Former secretary of state Hillary Rodham Clinton said Friday evening that any military assistance provided by the United States to the Iraqi government must come with specific conditions and assurances.
She was sharply critical of the Iraqi government and specifically Prime Minister Nouri al-Maliki, who has requested U.S. assistance in stopping an extremist insurgency that threatens to topple the nation.
“You don’t have a government that can inspire loyalty even among its army and certainly not among its disparate groups,” Clinton said.
Clinton described the current Iraqi government as “dysfunctional, unrepresentative and authoritarian.” The negotiation of conditions for military assistance will be a “delicate and difficult task . . . because we certainly don’t want to fight their fight,” she said.
“There’s no reason that I know of that we would ever sacrifice a single American life for that,” she added.
Clinton made the remarks before a large audience at George Washington University’s Lisner Auditorium as part of the publicity tour for “Hard Choices,” her new memoir that was released last week.
The comments during a question-and-answer session with former Clinton speechwriter Lissa Muscatine came one day after Clinton told the BBC that the United States should not provide military assistance to Iraq, including airstrikes, “at this time.”
President Obama indicated Friday that any U.S. action will not come immediately. The United States “is not simply going to involve itself in a military action in the absence of a political plan by the Iraqis that gives us some assurance that they’re prepared to work together,” he said.
The rapidly deteriorating security situation in Iraq has again thrust that country to the forefront of the U.S. foreign policy debate.
Almost a decade after the United States first invaded, U.S. troops withdrew from Iraq in December 2011, a move that some have argued led to the current turmoil. In recent weeks, an Islamist extremist group inspired by al-Qaeda has seized several cities and is marching toward the Iraqi capital Baghdad, prompting calls for air strikes or other military action by U.S. forces.
Clinton’s decision to vote to authorize President George W. Bush to pursue military action in Iraq was a major focal point in her failed 2008 bid for the Democratic nomination for president, with then-Sen. Obama using it as a wedge issue between the two candidates.
Clinton has since called her 2002 Senate vote a mistake. In the book, she goes further to express regret about the decision.
Clinton, who went on to serve as secretary of state under Obama, wrote:
“[M]any Senators came to wish they had voted against the resolution. I was one of them. As the war dragged on, with every letter I sent to a family in New York who had lost a son or daughter, a father or mother, my mistake became more painful.”
She adds later: “I thought I had acted in good faith and made the best decision I could with the information I had. And I wasn’t alone in getting it wrong. But I still got it wrong. Plain and simple.”

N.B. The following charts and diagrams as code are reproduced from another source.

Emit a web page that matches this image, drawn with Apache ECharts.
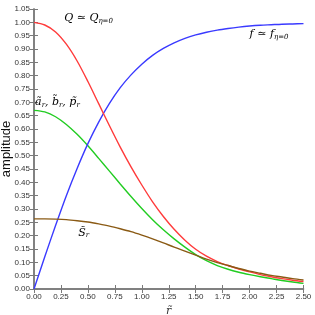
<!DOCTYPE html>
<html><head><meta charset="utf-8">
<script src="https://cdn.jsdelivr.net/npm/echarts@6/dist/echarts.min.js"></script>
<style>html,body{margin:0;padding:0;background:#fff}#c{width:315px;height:315px}</style>
</head><body><div id="c"></div>
<script>
const rValues = [0,0.1,0.2,0.3,0.4,0.5,0.6,0.7,0.8,0.9,1.0,1.1,1.2,1.3,1.4,1.5,1.6,1.7,1.8,1.9,2.0,2.1,2.2,2.3,2.4,2.5];
const fValues = [0,0.121,0.238,0.35,0.452,0.545,0.626,0.696,0.755,0.803,0.843,0.876,0.902,0.923,0.94,0.953,0.963,0.971,0.977,0.982,0.986,0.989,0.991,0.993,0.994,0.995];
const qValues = [1.0,0.99,0.964,0.918,0.855,0.778,0.695,0.612,0.532,0.458,0.39,0.327,0.272,0.224,0.183,0.149,0.123,0.103,0.088,0.075,0.064,0.054,0.046,0.039,0.033,0.028];
const abpValues = [0.670,0.664,0.646,0.617,0.58,0.537,0.49,0.442,0.394,0.347,0.302,0.26,0.222,0.188,0.157,0.129,0.106,0.088,0.074,0.063,0.054,0.046,0.039,0.032,0.026,0.021];
const sValues = [0.263,0.263,0.262,0.26,0.256,0.251,0.244,0.236,0.226,0.215,0.202,0.188,0.173,0.157,0.142,0.127,0.112,0.099,0.088,0.077,0.067,0.059,0.051,0.045,0.039,0.034];
const xTicks = {min:0, max:2.5, interval:0.25};
const yTicks = {min:0, max:1.05, interval:0.05};

const chart = echarts.init(document.getElementById('c'));
const pairs = v => rValues.map((x,i)=>[x,v[i]]);
const axisLine = {show:true, lineStyle:{color:'#7a7a7a', width:1.5}};
const tick = {show:true, inside:true, length:4, lineStyle:{color:'#7a7a7a', width:1}};
const lbl = {color:'#333', fontSize:8, fontFamily:'Liberation Sans, Arial, sans-serif', formatter:v=>v.toFixed(2), margin:4};
const line = (name,v,color,z) => ({name, type:'line', data:pairs(v), smooth:0.3, symbol:'none', z, lineStyle:{color, width:1.4}, xAxisIndex:0, yAxisIndex:0});
const serif = 'DejaVu Serif, Liberation Serif, serif';
chart.setOption({
  animation:false,
  grid:{left:34, right:11.5, top:9, bottom:26, show:false, outerBoundsMode:'none', containLabel:false},
  xAxis:[
    {type:'value', ...xTicks, axisLine, axisTick:tick, axisLabel:lbl, splitLine:{show:false},
     name:'r\u0303', nameLocation:'middle', nameGap:17, nameMoveOverlap:false, nameTextStyle:{fontFamily:serif, fontStyle:'italic', fontSize:11, color:'#333'}},
    {type:'value', position:'top', ...xTicks, axisLine, axisTick:tick, axisLabel:{show:false}, splitLine:{show:false}}
  ],
  yAxis:[
    {type:'value', ...yTicks, axisLine, axisTick:tick, axisLabel:lbl, splitLine:{show:false},
     name:'amplitude', nameLocation:'middle', nameGap:21, nameMoveOverlap:false, nameTextStyle:{fontFamily:'Liberation Sans, Arial, sans-serif', fontSize:13, color:'#111'}},
    {type:'value', position:'right', ...yTicks, axisLine, axisTick:tick, axisLabel:{show:false}, splitLine:{show:false}}
  ],
  series:[
    line('f', fValues, '#3a3aff', 3),
    line('Q', qValues, '#ff3b3b', 4),
    line('abp', abpValues, '#22cc22', 2),
    line('S', sValues, '#8a5a14', 5)
  ]
});

const labels = [
  {pos:[0.28,1.015], rich:[['Q \u2243 Q','m'],['\u03b7=0','s']], align:'left'},
  {pos:[2.0,0.955], rich:[['f \u2243 f','m'],['\u03b7=0','s']], align:'left'},
  {pos:[0.01,0.70], rich:[['a\u0303','m'],['r','s'],[', b\u0303','m'],['r','s'],[', p\u0303','m'],['r','s']], align:'left'},
  {pos:[0.41,0.21], rich:[['S\u0303','m'],['r','s']], align:'left'}
];
const richStyles = {
  m:{fontFamily:serif, fontStyle:'italic', fontSize:11, color:'#333'},
  s:{fontFamily:serif, fontStyle:'italic', fontSize:7, color:'#333', padding:[5,0,0,0]}
};
chart.setOption({graphic:labels.map(l=>{
  const p = chart.convertToPixel({xAxisIndex:0, yAxisIndex:0}, l.pos);
  return {type:'text', x:p[0], y:p[1], z:10, style:{
    text:l.rich.map(t=>'{'+t[1]+'|'+t[0]+'}').join(''),
    rich:richStyles, align:l.align, verticalAlign:'middle'}};
})});
</script></body></html>
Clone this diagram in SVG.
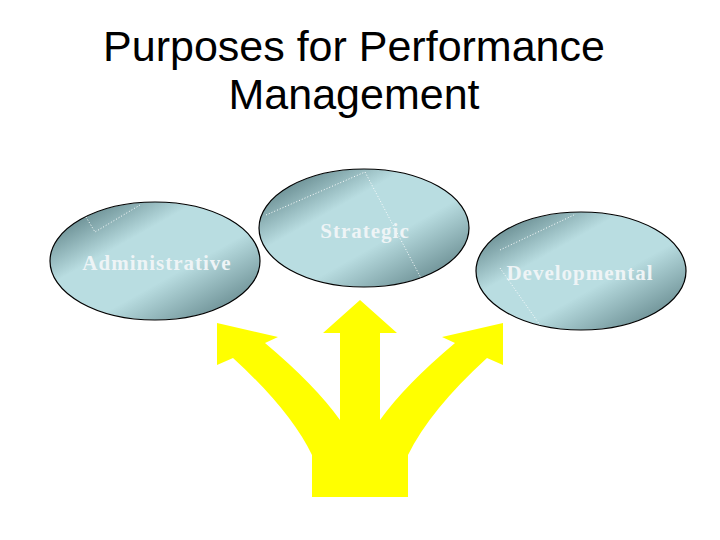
<svg xmlns="http://www.w3.org/2000/svg" width="720" height="540" viewBox="0 0 720 540">
<defs>
<linearGradient id="g" x1="0" y1="0" x2="1" y2="1">
<stop offset="0" stop-color="#3f6368"/>
<stop offset="0.35" stop-color="#b9dde1"/>
<stop offset="0.6" stop-color="#b9dde1"/>
<stop offset="1" stop-color="#4d7075"/>
</linearGradient>
<style>
.e{fill:url(#g);stroke:#000;stroke-width:1.2}
.t{font-family:"Liberation Serif",serif;font-weight:bold;font-size:21px;letter-spacing:1px;fill:#eef4f6;text-anchor:middle}
.d{stroke:#fff;stroke-width:1;stroke-dasharray:1 2;fill:none}
</style>
</defs>
<rect width="720" height="540" fill="#fff"/>
<text font-family="Liberation Sans,Arial,sans-serif" font-size="43" text-anchor="middle" fill="#000"><tspan x="354" y="61">Purposes for Performance</tspan><tspan x="354" y="109">Management</tspan></text>
<g id="connectors">
<path d="M312,497 L312,455 Q290,410 233,358 L217,365 L217,323 L278,337 L265,343 Q315,385 340,420 L340,333 L323,333 L360,300 L397,333 L380,333 L380,420 Q405,385 455,343 L442,337 L503,323 L503,365 L487,358 Q430,410 408,455 L408,497 Z" fill="#ffff00"/>
</g>
<g id="administrative">
<ellipse class="e" cx="155" cy="261" rx="105" ry="59"/>
<path class="d" d="M86,217 L95,232 L140,205"/>
<text class="t" x="157" y="270">Administrative</text>
</g>
<g id="strategic">
<ellipse class="e" cx="364" cy="228" rx="105" ry="59"/>
<path class="d" d="M266,215 L365,172 L422,280"/>
<text class="t" x="365" y="238">Strategic</text>
</g>
<g id="developmental">
<ellipse class="e" cx="581" cy="271" rx="105" ry="59"/>
<path class="d" d="M500,250 L576,214 M500,268 L540,325"/>
<text class="t" x="580" y="280">Developmental</text>
</g>
</svg>
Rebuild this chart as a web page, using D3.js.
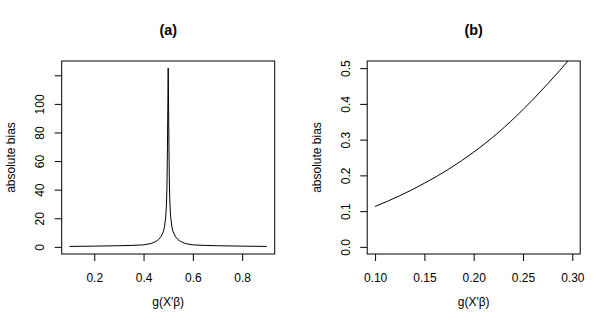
<!DOCTYPE html>
<html>
<head>
<meta charset="utf-8">
<script src="https://cdn.jsdelivr.net/npm/d3@7"></script>
<style>
  body { margin: 0; background: #fff; }
  svg { display: block; font-family: "Liberation Sans", Arial, Helvetica, sans-serif; }
</style>
</head>
<body>
<div id="wrapper"></div>
<script>
// panel (a): absolute bias around g = 0.5
var aX = [0.10, 0.20, 0.30, 0.35, 0.40, 0.43, 0.45, 0.46, 0.47, 0.48, 0.485, 0.49, 0.493, 0.495, 0.497,
          0.500,
          0.503, 0.505, 0.507, 0.51, 0.515, 0.52, 0.53, 0.54, 0.55, 0.57, 0.60, 0.65, 0.70, 0.80, 0.90];
var aY = [0.3, 0.5, 0.8, 1.0, 1.4, 2.3, 3.8, 5.0, 7.0, 10.5, 14, 21, 30, 42, 70,
          125,
          70, 42, 30, 21, 14, 10.5, 7.0, 5.0, 3.8, 2.3, 1.4, 1.0, 0.8, 0.5, 0.3];
var aXTicks = [0.2, 0.4, 0.6, 0.8];
var aYTicks = [0, 20, 40, 60, 80, 100, 120];
var aYLabels = ["0", "20", "40", "60", "80", "100", ""];

// panel (b): absolute bias for small g
var bX = [0.100, 0.125, 0.150, 0.175, 0.200, 0.225, 0.250, 0.275, 0.300];
var bY = [0.113, 0.143, 0.178, 0.218, 0.265, 0.320, 0.384, 0.456, 0.534];
var bXTicks = [0.10, 0.15, 0.20, 0.25, 0.30];
var bXLabels = ["0.10", "0.15", "0.20", "0.25", "0.30"];
var bYTicks = [0.0, 0.1, 0.2, 0.3, 0.4, 0.5];
var bYLabels = ["0.0", "0.1", "0.2", "0.3", "0.4", "0.5"];

var width = 611;
var height = 331;

var svg = d3.select('#wrapper')
    .append('svg')
    .attr('width', width)
    .attr('height', height);

function drawPanel(opts) {
    var box = { left: opts.left, right: opts.left + 213, top: 61, bottom: 254 };
    var g = svg.append('g');

    var xScale = d3.scaleLinear()
        .domain(opts.xDomain)
        .range([box.left, box.right]);
    var yScale = d3.scaleLinear()
        .domain(opts.yDomain)
        .range([box.bottom, box.top]);

    g.append('clipPath')
        .attr('id', opts.id + '-clip')
        .append('rect')
        .attr('x', box.left)
        .attr('y', box.top)
        .attr('width', box.right - box.left)
        .attr('height', box.bottom - box.top);

    var line = d3.line()
        .x(function (d, i) { return xScale(opts.xs[i]); })
        .y(function (d, i) { return yScale(opts.ys[i]); })
        .curve(opts.curve);

    g.append('path')
        .datum(opts.xs)
        .attr('d', line)
        .attr('fill', 'none')
        .attr('stroke', '#000')
        .attr('stroke-width', 1)
        .attr('clip-path', 'url(#' + opts.id + '-clip)');

    // x axis
    var xAxis = g.append('g')
        .attr('transform', 'translate(0,' + box.bottom + ')')
        .call(d3.axisBottom(xScale)
            .tickValues(opts.xTicks)
            .tickSize(7)
            .tickFormat(function (d, i) { return opts.xLabels[i]; }));
    xAxis.select('.domain').remove();
    xAxis.selectAll('text')
        .attr('y', 28)
        .attr('dy', 0)
        .style('font-size', '12px')
        .attr('fill', '#000');

    // y axis, labels parallel to the axis
    var yAxis = g.append('g')
        .attr('transform', 'translate(' + box.left + ',0)')
        .call(d3.axisLeft(yScale)
            .tickValues(opts.yTicks)
            .tickSize(7)
            .tickFormat(function (d, i) { return opts.yLabels[i]; }));
    yAxis.select('.domain').remove();
    yAxis.selectAll('text')
        .attr('x', 0)
        .attr('y', -17.5)
        .attr('dy', 0)
        .attr('transform', 'rotate(-90)')
        .style('text-anchor', 'middle')
        .style('font-size', '12px')
        .attr('fill', '#000');

    g.selectAll('.tick line').attr('stroke', '#000');

    g.append('rect')
        .attr('x', box.left)
        .attr('y', box.top)
        .attr('width', box.right - box.left)
        .attr('height', box.bottom - box.top)
        .attr('fill', 'none')
        .attr('stroke', '#000');

    g.append('text')
        .attr('x', (box.left + box.right) / 2)
        .attr('y', 35)
        .style('text-anchor', 'middle')
        .style('font-size', '14.4px')
        .style('font-weight', 'bold')
        .text(opts.title);

    g.append('text')
        .attr('x', (box.left + box.right) / 2)
        .attr('y', 306)
        .style('text-anchor', 'middle')
        .style('font-size', '12px')
        .text("g(X'\u03B2)");

    g.append('text')
        .attr('transform', 'translate(' + (box.left - 46.5) + ',' + ((box.top + box.bottom) / 2) + ') rotate(-90)')
        .style('text-anchor', 'middle')
        .style('font-size', '12px')
        .text('absolute bias');
}

drawPanel({
    id: 'a', left: 61.7, title: '(a)',
    xDomain: [0.068, 0.932], yDomain: [-5, 130],
    xs: aX, ys: aY, curve: d3.curveLinear,
    xTicks: aXTicks, xLabels: aXTicks.map(String),
    yTicks: aYTicks, yLabels: aYLabels
});

drawPanel({
    id: 'b', left: 367.2, title: '(b)',
    xDomain: [0.092, 0.308], yDomain: [-0.02, 0.52],
    xs: bX, ys: bY, curve: d3.curveMonotoneX,
    xTicks: bXTicks, xLabels: bXLabels,
    yTicks: bYTicks, yLabels: bYLabels
});
</script>
</body>
</html>
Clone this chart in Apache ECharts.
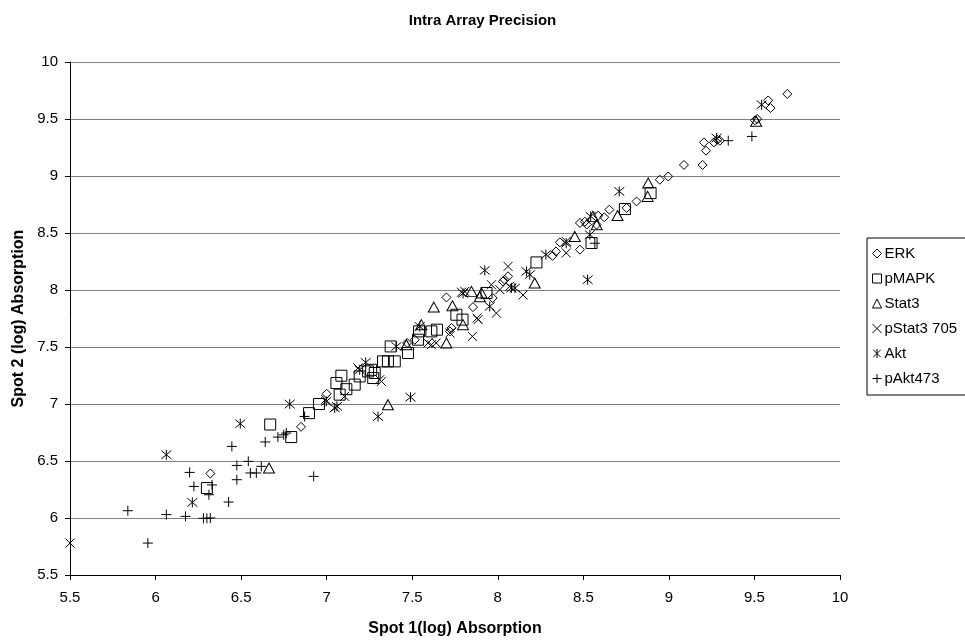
<!DOCTYPE html>
<html><head><meta charset="utf-8">
<script src="https://cdn.jsdelivr.net/npm/echarts@6/dist/echarts.min.js"></script>
<style>html,body{margin:0;padding:0;background:#fff}#c{width:965px;height:640px}</style>
</head><body><div id="c"></div>
<script>
const seriesNames = ['ERK','pMAPK','Stat3','pStat3 705','Akt','pAkt473'];
const xTicks = [5.5,6,6.5,7,7.5,8,8.5,9,9.5,10];
const yTicks = [5.5,6,6.5,7,7.5,8,8.5,9,9.5,10];

const erk = [[6.32,6.39],[6.85,6.80],[7.00,7.09],[7.47,7.535],[7.515,7.564],[7.72,7.637],[7.70,7.935],[7.855,7.85],[7.73,7.667],[7.97,7.93],[8.04,8.09],[8.03,8.075],[8.06,8.12],[8.32,8.30],[8.34,8.338],[8.363,8.418],[8.48,8.354],[8.48,8.588],[8.52,8.574],[8.577,8.574],[8.509,8.599],[8.587,8.652],[8.622,8.638],[8.652,8.705],[8.753,8.72],[8.811,8.777],[8.947,8.967],[8.996,8.996],[9.088,9.097],[9.197,9.097],[9.205,9.295],[9.217,9.222],[9.263,9.295],[9.283,9.318],[9.298,9.31],[9.503,9.488],[9.516,9.50],[9.58,9.663],[9.594,9.596],[9.692,9.72]];
const pmapk = [[6.30,6.263],[6.67,6.82],[6.793,6.71],[6.897,6.92],[6.955,7.0],[7.076,7.082],[7.057,7.184],[7.086,7.248],[7.115,7.13],[7.164,7.17],[7.193,7.242],[7.242,7.286],[7.281,7.272],[7.272,7.228],[7.26,7.30],[7.329,7.374],[7.358,7.374],[7.398,7.374],[7.374,7.505],[7.475,7.447],[7.534,7.564],[7.54,7.637],[7.612,7.637],[7.645,7.652],[7.758,7.783],[7.794,7.74],[7.934,7.974],[8.226,8.242],[8.548,8.412],[8.743,8.71],[8.893,8.85]];
const stat3 = [[6.663,6.438],[7.358,6.994],[7.466,7.52],[7.553,7.696],[7.626,7.85],[7.70,7.535],[7.735,7.862],[7.797,7.696],[7.846,7.988],[7.895,7.94],[7.905,7.974],[8.216,8.061],[8.45,8.47],[8.556,8.646],[8.578,8.573],[8.70,8.654],[8.876,8.821],[8.879,8.938],[9.51,9.48]];
const pstat3 = [[5.5,5.78],[6.994,7.04],[7.105,7.067],[7.183,7.316],[7.31,7.213],[7.32,7.198],[7.592,7.535],[7.612,7.52],[7.64,7.535],[7.72,7.623],[7.788,7.98],[7.807,7.988],[7.852,7.593],[7.879,7.754],[7.885,7.74],[7.963,8.046],[7.992,7.797],[8.012,8.003],[8.06,8.207],[8.07,8.032],[8.148,7.956],[8.40,8.426],[8.40,8.325]];
const akt = [[6.063,6.555],[6.215,6.137],[6.495,6.827],[6.784,6.999],[6.998,7.023],[7.047,6.965],[7.06,6.98],[7.193,7.30],[7.228,7.365],[7.30,6.89],[7.407,7.505],[7.49,7.06],[7.544,7.68],[7.797,7.97],[7.924,8.172],[7.953,7.856],[8.08,8.018],[8.10,8.017],[8.168,8.163],[8.187,8.134],[8.281,8.31],[8.40,8.41],[8.525,8.09],[8.538,8.485],[8.543,8.646],[8.71,8.865],[9.279,9.333],[9.542,9.625]];
const pakt = [[5.838,6.064],[5.955,5.78],[6.063,6.03],[6.175,6.014],[6.199,6.40],[6.224,6.277],[6.28,5.997],[6.30,5.997],[6.32,6.0],[6.312,6.204],[6.33,6.29],[6.427,6.14],[6.446,6.628],[6.475,6.461],[6.475,6.336],[6.542,6.497],[6.554,6.395],[6.589,6.395],[6.618,6.453],[6.641,6.667],[6.715,6.71],[6.749,6.73],[6.764,6.745],[6.871,6.891],[6.924,6.365],[8.567,8.41],[9.347,9.31],[9.485,9.347]];

const dataSets = [erk,pmapk,stat3,pstat3,akt,pakt];
const symbols = ['diamond','rect','triangle','path://M0,0L10,10M10,0L0,10','path://M0,0L10,10M10,0L0,10M5,-1L5,11','path://M5,0L5,10M0,5L10,5'];
const sizes = [[9,9],[11,11],[11,10],[9,9],[10,10],[10,10]];
const font = 'Liberation Sans, Arial, sans-serif';

const chart = echarts.init(document.getElementById('c'), null, {renderer:'canvas'});
chart.setOption({
  animation:false,
  backgroundColor:'#fff',
  title:{text:'Intra Array Precision',left:'center',top:8,textStyle:{fontFamily:font,fontSize:15,fontWeight:'bold',color:'#000'}},
  grid:{left:70,right:125,top:62,bottom:65,containLabel:false,outerBoundsMode:'none'},
  legend:{
    orient:'vertical',left:867,top:238,
    data:seriesNames,
    borderColor:'#000',borderWidth:1,padding:[8,12,9,5],
    itemWidth:9,itemHeight:9,itemGap:10,
    itemStyle:{borderWidth:1,borderColor:'#000',color:'rgba(0,0,0,0)'},
    textStyle:{fontFamily:font,fontSize:15,lineHeight:15,color:'#000',padding:[0,0,0,-2]}
  },
  xAxis:{type:'value',min:5.5,max:10,interval:0.5,
    name:'Spot 1(log) Absorption',nameLocation:'middle',nameGap:46,
    nameTextStyle:{fontFamily:font,fontSize:16,fontWeight:'bold',color:'#000'},
    axisLine:{show:true,onZero:false,lineStyle:{color:'#000'}},
    axisTick:{show:true,length:5,lineStyle:{color:'#000'}},
    axisLabel:{fontFamily:font,fontSize:15,color:'#000',margin:15,formatter:v=>String(v)},
    splitLine:{show:false}},
  yAxis:{type:'value',min:5.5,max:10,interval:0.5,
    name:'Spot 2 (log) Absorption',nameLocation:'middle',nameGap:43,nameRotate:90,
    nameTextStyle:{fontFamily:font,fontSize:16,fontWeight:'bold',color:'#000'},
    axisLine:{show:true,onZero:false,lineStyle:{color:'#000'}},
    axisTick:{show:true,length:5,lineStyle:{color:'#000'}},
    axisLabel:{fontFamily:font,fontSize:15,color:'#000',margin:12,formatter:v=>String(v)},
    splitLine:{show:true,lineStyle:{color:'#808080',width:1}}},
  series: seriesNames.map((n,i)=>({
    name:n,type:'scatter',data:dataSets[i],
    symbol:symbols[i],symbolSize:sizes[i],
    itemStyle:{color:'rgba(0,0,0,0)',borderColor:'#000',borderWidth:1,opacity:1},
    emphasis:{disabled:true}
  }))
});
</script></body></html>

As she positions herself to mount another presidential bid in 2016 — in which she is already considered a front-runner — Clinton appears to use “Hard Choices” to finally close the debate on the Iraq war vote.
However, with Iraq at risk of falling under the control of insurgents, the country might again become the major point of foreign policy debate during the upcoming presidential contest, with the focus on Clinton’s vote to authorize the war as well as her role as Obama’s secretary of state in the decision to withdraw troops years later.
During the 2008 presidential campaign, when the war in Iraq was growing more unpopular, Clinton’s decision to vote for it was portrayed as an example of poor judgment by her rivals, especially Obama, who was an Illinois state senator at the time of the war authorization and had spoken out against it.
In a late 2006 interview on NBC’s “Today” show, Clinton said, “Obviously, if we knew then what we know now, there wouldn’t have been a vote.” She added, “And I certainly wouldn’t have voted that way.”
A few months later, addressing a meeting of the Democratic National Committee, Clinton said, “If I had been president in October of 2002, I would not have started this war. . . . If we in Congress don’t end this war before January 2009, as president, I will.”